Yeah, but hasn’t that changed? I mean God dealt with Israel differently we all know that, but now God wants to save everybody so obviously Christians are to obey the great commission by going to those worldly people in the culture. And not just going to them, but adapting to their ways, talking like them, living like them, dressing like them, and speaking like them solely to be relevant, to be missional, and to be effective. That’s the thinking of some believers. And it sounds like a winsome way, doesn’t it? So what’s the problem? That’s never been the way God has gone about providing means so as to save people.

Ever, ever? That’s right…never ever ever. That thought flies in the face of being “called out ones” that assemble together to serve the risen Lord. It also crucially contradicts another passage that Jesus speaks during his sermon on the mount.

You are the light of the world.

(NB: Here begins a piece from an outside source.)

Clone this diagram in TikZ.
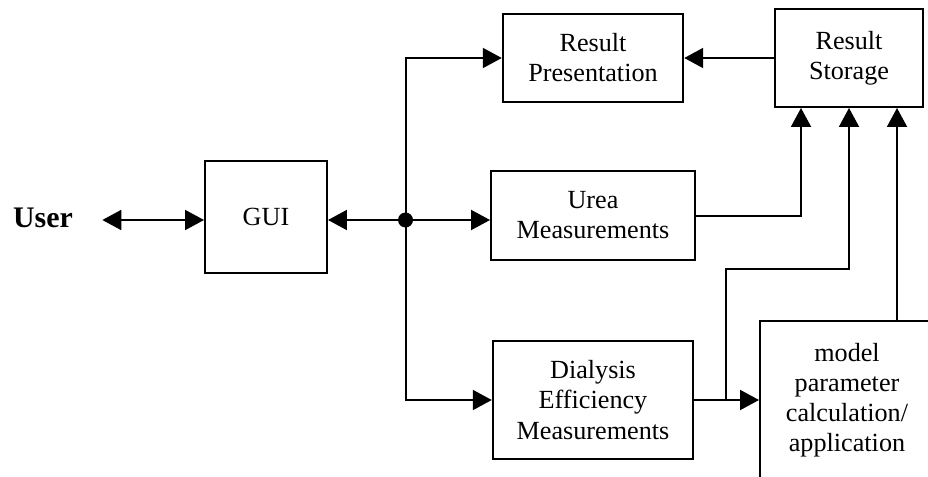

A city set on a hill cannot be hidden. Nor do people light a lamp and put it under a basket, but on a stand, and it gives light to all in the house. In the same way, let your light shine before others, so that they may see your good works and give glory to your Father who is in heaven (Mt 5:14-16).

How are we to be salt and light set on a hill for all to see as our being separate and living in a manner that’s separate from the world while being immersed in the culture? God doesn’t need us to invent some new creative  method to advance God’s kingdom. Being missional is biblical if and only if we’re getting our cues from the text, and not from some current seeker-sensitive  approach that sometimes extends from a declining number of yearly baptisms. Being something different to the culture that will hate us is actually biblical, and Jesus already warned us of that. No need to intentionally set out to be ‘offensive’ to the lost, nor are we to be so willing to not tell someone about Jesus just so we can get in good with the lost. We don’t need them; they need Jesus! Let us not forget that.